John Locke (1632–1704) may be one of the most famous political theorists in the Anglo-American world not so much because of the quality of his thought, as for his impact on world events, since many of his ideas were taken as models by the founding fathers of the US Constitution. Like his great rival Thomas Hobbes, though slightly later, he was writing against the background of the English Civil War, and his own political connections were vital to the development of his political theory. Hobbes and Locke used much the same theoretical methodology: the discussion of a hypothetical state of nature and the idea of a social contract or compact to get out of this state into civil society. He was very much in the natural law tradition but, unlike Hobbes, his perception of natural law was much more orthodox. The main aim in his theories, set out in the First and Second Treatises on Civil Government, was to draw a blueprint for a political system in which the government would be severely limited in its role, and subject to control and even abolition by the citizenry were it to exceed the tight bounds he put on it. As with Rousseau later, he argued that sovereignty lay with the people, not with a monarch, and that governments had their authority only because the citizens consented to their rule to achieve specific benefits. Only the need for a greater protection of certain natural rights could be a good reason for consenting to leave the total liberty of a state of nature for membership of a state where some liberty would be lost, and hence endowing the state with authority.

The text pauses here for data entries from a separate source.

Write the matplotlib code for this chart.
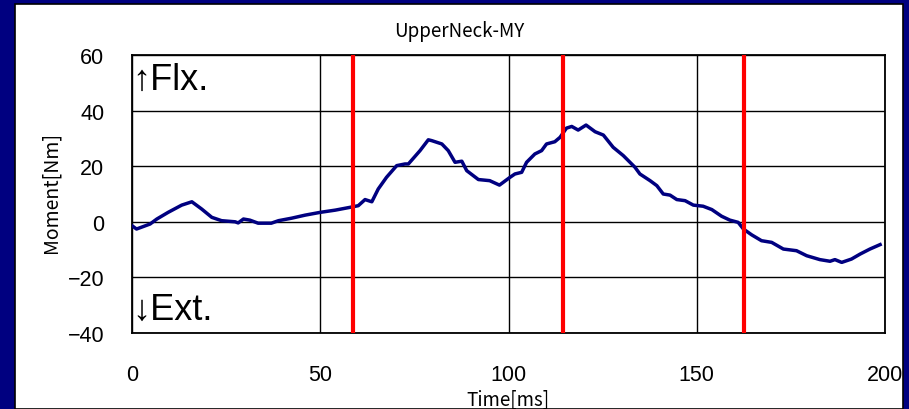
import matplotlib
matplotlib.use("Agg")
import matplotlib.pyplot as plt
from matplotlib.patches import Rectangle

# values
time_ms = [0, 1.2, 4.8, 6.6, 9.6, 13.2, 15.9, 18.5, 21.2, 23.8, 27.4, 28.2, 29.6, 31.3,
           33.5, 37, 38.9, 42.4, 46, 50, 54, 57.9, 60.1, 61.9, 63.7, 65.4, 67.6, 70.3,
           72.5, 73.4, 76.5, 78.7, 79.6, 82.3, 84, 85.8, 87.6, 88.9, 92, 95, 97.6, 100.4,
           101.7, 103.5, 104.8, 107, 108.8, 110.1, 112.3, 113.7, 115.4, 116.8, 118.5,
           120.6, 123, 125.2, 127.8, 130.5, 133.6, 134.9, 137.6, 139.4, 141.1, 142.9,
           144.7, 146.9, 149.1, 151.7, 154, 156.6, 158.8, 161, 162.4, 164.6, 167.2,
           169.9, 173, 176.5, 179.2, 182.7, 185.4, 186.7, 188.5, 191.1, 193.4, 196, 198.7]
moment = [-1.4, -2.6, -0.8, 1.0, 3.4, 6.0, 7.2, 4.6, 1.6, 0.4, 0, -0.4, 1.0, 0.6,
          -0.5, -0.5, 0.4, 1.3, 2.4, 3.4, 4.2, 5.2, 5.8, 8, 7.2, 11.8, 16, 20.2,
          20.8, 20.8, 25.6, 29.5, 29.2, 28, 25.6, 21.4, 21.8, 18.4, 15.2, 14.8, 13.2, 16,
          17.2, 17.8, 21.4, 24.4, 25.6, 28, 28.8, 30.4, 33.7, 34.3, 33,
          34.8, 32.4, 31.2, 26.8, 23.8, 19.6, 17.2, 14.8, 13, 10, 9.6,
          8, 7.6, 6, 5.6, 4.4, 2, 0.6, -0.2, -2.6, -4.7, -6.8,
          -7.4, -9.8, -10.4, -12.2, -13.6, -14.2, -13.6, -14.6, -13.4, -11.6, -9.8, -8.2]
event_times = [58.6, 114.6, 162.6]
x_ticks = [0, 50, 100, 150, 200]
y_ticks = [-40, -20, 0, 20, 40, 60]

jp_font = ['Noto Sans CJK JP', 'DejaVu Sans']
tick_font = ['Liberation Sans', 'DejaVu Sans']

fig = plt.figure(figsize=(9.09, 4.10), dpi=100)
fig.patch.set_facecolor('#000080')

# white panel behind the chart
fig.patches.append(Rectangle((15 / 909, 0), 888 / 909, 405 / 410, transform=fig.transFigure,
                             facecolor='white', edgecolor='black', linewidth=1.2, zorder=-5))

ax = fig.add_axes([132 / 909, 76 / 410, 753 / 909, 278 / 410])
ax.set_facecolor('white')

ax.plot(time_ms, moment, color='#000080', linewidth=2.5, zorder=3)
for t in event_times:
    ax.axvline(t, color='#ff0000', linewidth=3, zorder=4)

ax.set_xlim(0, 200)
ax.set_ylim(-40, 60)
ax.set_xticks(x_ticks)
ax.set_yticks(y_ticks)
ax.grid(True, color='black', linewidth=1.0, zorder=1)
ax.set_axisbelow(True)
ax.tick_params(length=0, labelsize=15.5)
ax.tick_params(axis='x', pad=22)
ax.tick_params(axis='y', pad=20)
for lab in ax.get_xticklabels() + ax.get_yticklabels():
    lab.set_family(tick_font)
for s in ax.spines.values():
    s.set_linewidth(1.3)
    s.set_color('black')

ax.text(0.0, 0.878, '\u2191Flx.', transform=ax.transAxes, ha='left', va='baseline',
        fontsize=26, family=tick_font, zorder=5)
ax.text(0.0, 0.05, '\u2193Ext.', transform=ax.transAxes, ha='left', va='baseline',
        fontsize=26, family=tick_font, zorder=5)

fig.text(459 / 909, 1 - 32 / 410, 'UpperNeck-MY', ha='center', va='center',
         fontsize=13.5, family=jp_font)
fig.text(51 / 909, 1 - 193 / 410, 'Moment[Nm]', ha='center', va='center',
         rotation=90, fontsize=14, family=jp_font)
fig.text(508 / 909, 1 - 400 / 410, 'Time[ms]', ha='center', va='center',
         fontsize=13.5, family=jp_font)

fig.savefig('out.png', dpi=100, facecolor=fig.get_facecolor())
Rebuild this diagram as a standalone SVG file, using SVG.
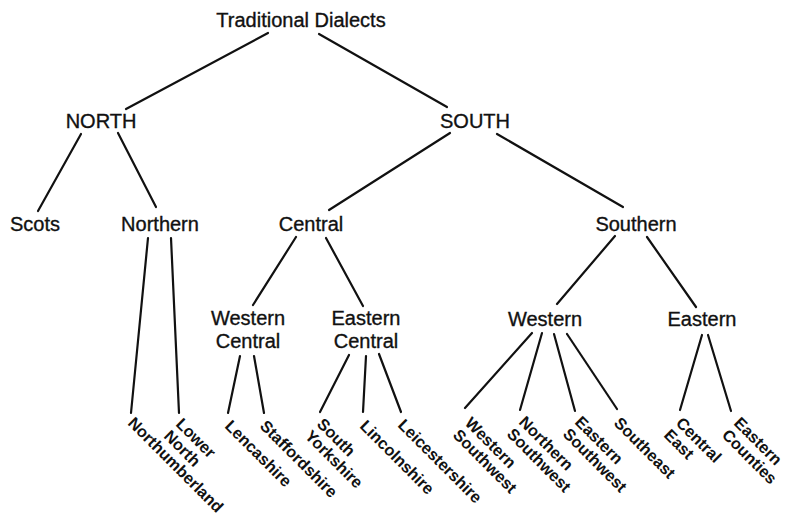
<svg xmlns="http://www.w3.org/2000/svg" width="788" height="518" viewBox="0 0 788 518">
<style>
.n{font-family:"Liberation Sans",Arial,sans-serif;font-size:20px;fill:#111;stroke:#111;stroke-width:0.35;text-anchor:middle}
.r{font-family:"Liberation Sans",Arial,sans-serif;font-size:16.3px;font-weight:bold;fill:#111}
.e line{stroke:#111;stroke-width:2.2;stroke-linecap:round}
</style>
<rect width="788" height="518" fill="#fff"/>
<g class="e" id="connectors">
<line x1="268" y1="33" x2="126" y2="109"/>
<line x1="319" y1="34" x2="447" y2="107"/>
<line x1="81" y1="134" x2="38" y2="211"/>
<line x1="118" y1="133" x2="156" y2="207"/>
<line x1="450" y1="133" x2="329" y2="210"/>
<line x1="497" y1="134" x2="623" y2="207"/>
<line x1="615" y1="236" x2="557" y2="304"/>
<line x1="647" y1="237" x2="696" y2="307"/>
<line x1="296" y1="237" x2="253" y2="305"/>
<line x1="326" y1="238" x2="363" y2="306"/>
<line x1="148" y1="238" x2="131" y2="413"/>
<line x1="171" y1="238" x2="179" y2="413"/>
<line x1="240" y1="356" x2="228" y2="413"/>
<line x1="254" y1="356" x2="264" y2="413"/>
<line x1="349" y1="355" x2="320" y2="412"/>
<line x1="366" y1="356" x2="363" y2="412"/>
<line x1="379" y1="354" x2="401" y2="412"/>
<line x1="532" y1="333" x2="465" y2="408"/>
<line x1="542" y1="333" x2="520" y2="410"/>
<line x1="554" y1="334" x2="575" y2="411"/>
<line x1="567" y1="334" x2="617" y2="409"/>
<line x1="702" y1="335" x2="680" y2="410"/>
<line x1="708" y1="335" x2="731" y2="411"/>
</g>
<g id="traditional"><text class="n" x="301" y="27">Traditional Dialects</text></g>
<g id="north"><text class="n" x="101" y="128">NORTH</text></g>
<g id="south"><text class="n" x="475" y="128">SOUTH</text></g>
<g id="scots"><text class="n" x="35" y="231">Scots</text></g>
<g id="northern"><text class="n" x="160" y="231">Northern</text></g>
<g id="central"><text class="n" x="311" y="231">Central</text></g>
<g id="southern"><text class="n" x="636" y="231">Southern</text></g>
<g id="western-central"><text class="n" x="248" y="325">Western<tspan x="248" y="348">Central</tspan></text></g>
<g id="eastern-central"><text class="n" x="366" y="325">Eastern<tspan x="366" y="348">Central</tspan></text></g>
<g id="western"><text class="n" x="545" y="326">Western</text></g>
<g id="eastern"><text class="n" x="702" y="326">Eastern</text></g>
<g id="northumberland"><text class="r" transform="translate(127,424) rotate(45)">Northumberland</text></g>
<g id="lower-north"><text class="r" transform="translate(175,425) rotate(45)">Lower<tspan x="0" dy="17">North</tspan></text></g>
<g id="lencashire"><text class="r" transform="translate(224,427) rotate(45)">Lencashire</text></g>
<g id="staffordshire"><text class="r" transform="translate(259,427) rotate(45)">Staffordshire</text></g>
<g id="south-yorkshire"><text class="r" transform="translate(316,425) rotate(45)">South<tspan x="0" dy="17">Yorkshire</tspan></text></g>
<g id="lincolnshire"><text class="r" transform="translate(359,427) rotate(45)">Lincolnshire</text></g>
<g id="leicestershire"><text class="r" transform="translate(397,426) rotate(45)">Leicestershire</text></g>
<g id="western-southwest"><text class="r" transform="translate(464,424) rotate(45)">Western<tspan x="0" dy="17">Southwest</tspan></text></g>
<g id="northern-southwest"><text class="r" transform="translate(518,423) rotate(45)">Northern<tspan x="0" dy="17">Southwest</tspan></text></g>
<g id="eastern-southwest"><text class="r" transform="translate(574,423) rotate(45)">Eastern<tspan x="0" dy="17">Southwest</tspan></text></g>
<g id="southeast"><text class="r" transform="translate(613,424) rotate(45)">Southeast</text></g>
<g id="central-east"><text class="r" transform="translate(675,424) rotate(45)">Central<tspan x="0" dy="17">East</tspan></text></g>
<g id="eastern-counties"><text class="r" transform="translate(733,424) rotate(45)">Eastern<tspan x="0" dy="17">Counties</tspan></text></g>
</svg>
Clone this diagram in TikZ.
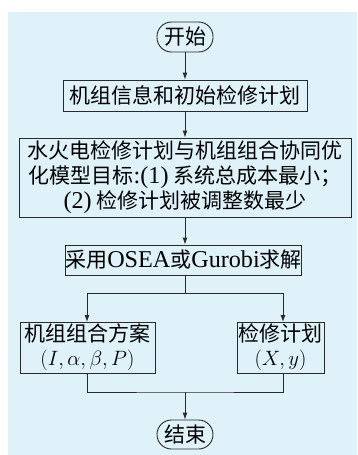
\documentclass[tikz,border=0pt]{standalone}
\usepackage{fontspec}
\setmainfont{Liberation Serif}
\newfontfamily\cjk{Noto Sans CJK SC}
\newfontfamily\lat[Scale=1.15]{Liberation Serif}
\usetikzlibrary{arrows.meta,calc}
\definecolor{bgblue}{HTML}{DFF2FA}
\definecolor{linegray}{HTML}{2A2A2A}
\tikzset{
  x=1pt,y=-1pt,
  box/.style={draw=linegray,line width=0.9pt,rectangle,inner sep=0pt,align=center,
    font=\fontsize{21}{25}\selectfont\cjk},
  term/.style={box,rounded corners=14.5pt},
  conn/.style={draw=linegray,line width=0.9pt},
  arr/.style={conn,-{Latex[length=7pt,width=5pt]}}
}
\begin{document}
\begin{tikzpicture}
\useasboundingbox (0,0) rectangle (357,455);
\fill[bgblue] (8,12) rectangle (357,455);

\node[term,minimum width=56pt,minimum height=30pt] (start) at (185,37) {开始};
\node[box,minimum width=244pt,minimum height=31pt] (info) at (185,95.5) {机组信息和初始检修计划};
\node[box,minimum width=332pt,minimum height=79pt] (model) at (185,177.5)
  {水火电检修计划与机组组合协同优\\化模型目标{\lat:(1)} 系统总成本最小；\\{\lat(2)} 检修计划被调整数最少};
\node[box,minimum width=227pt,minimum height=30pt] (solve) at (183.5,260) {采用{\lat OSEA}或{\lat Gurobi}求解};
\node[box,minimum width=135pt,minimum height=51pt] (uc) at (87.5,347.5)
  {机组组合方案\\[-1pt]$(I, \alpha, \beta, P)$};
\node[box,minimum width=87pt,minimum height=51pt] (mp) at (280.5,347.5)
  {检修计划\\[-1pt]$(X, y)$};
\node[term,minimum width=56pt,minimum height=29pt] (end) at (185,434.5) {结束};

\coordinate (sa) at (185,275);
\coordinate (split) at (185,293);
\coordinate (ucT) at (87,322);
\coordinate (mpT) at (283,322);
\coordinate (ucB) at (87,373);
\coordinate (mpB) at (283,373);
\coordinate (merge) at (185,392);

\draw[arr] (start) -- (info);
\draw[arr] (info) -- (model);
\draw[arr] (model.south) -- (model.south |- solve.north);
\draw[conn] (sa) -- (split);
\draw[arr] (split) -| (ucT);
\draw[arr] (split) -| (mpT);
\draw[conn] (ucB) |- (merge) -| (mpB);
\draw[arr] (merge) -- (end);
\end{tikzpicture}
\end{document}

At the same time, because he feared the growth of executive power, he insisted on a separation of powers between the legislature, the representative of the people’s sovereignty, and the executive.
Although he hinted at the further separation of the judicial system from the executive, this model of the separation of powers and of government acting in a trust capacity to achieve limited objectives went to the hearts of the newly-independent American politicians in the Constitutional Convention (as did similar arguments by Montesquieu, though his were later than Locke’s), and his influence is beyond doubt. Though his theory is, in its end result, an encapsulation of many modern liberal values, Locke himself was neither a democrat nor an advocate of equality. Indeed the principal value he wished the political system to preserve was the right to private property, which he defends with an odd but ingenious theological argument. He is quite clear in the Second Treatise that he does not expect the ordinary people to play any role in the running of the state, and his famous reliance on free consent to create authority in fact ends up, by sleight of hand, as being very much less liberal than it seems. Politically he was on what would pass as the left-wing of the period: his family had fought for Parliament in the Civil War, and his patron, the Earl of Shaftesbury, was implicated in an attempted revolution against the restored monarchy. Some critics, indeed, regard the Second Treatise as, in part, an attempted justification of Shaftesbury’s position, and he certainly was unusual in writing into his theory a defence of the need occasionally to rebel against government. But the left-wing position of his day can more easily be seen as the intellectual support for the rise of the bourgeoisie, and his advocacy is indeed for the form of government and ideas on property particularly convivial to the development of laissez-faire economies. Probably his better intellectual work was as a philosopher, and in that capacity he is studied today almost as much as he is analysed as a political theorist.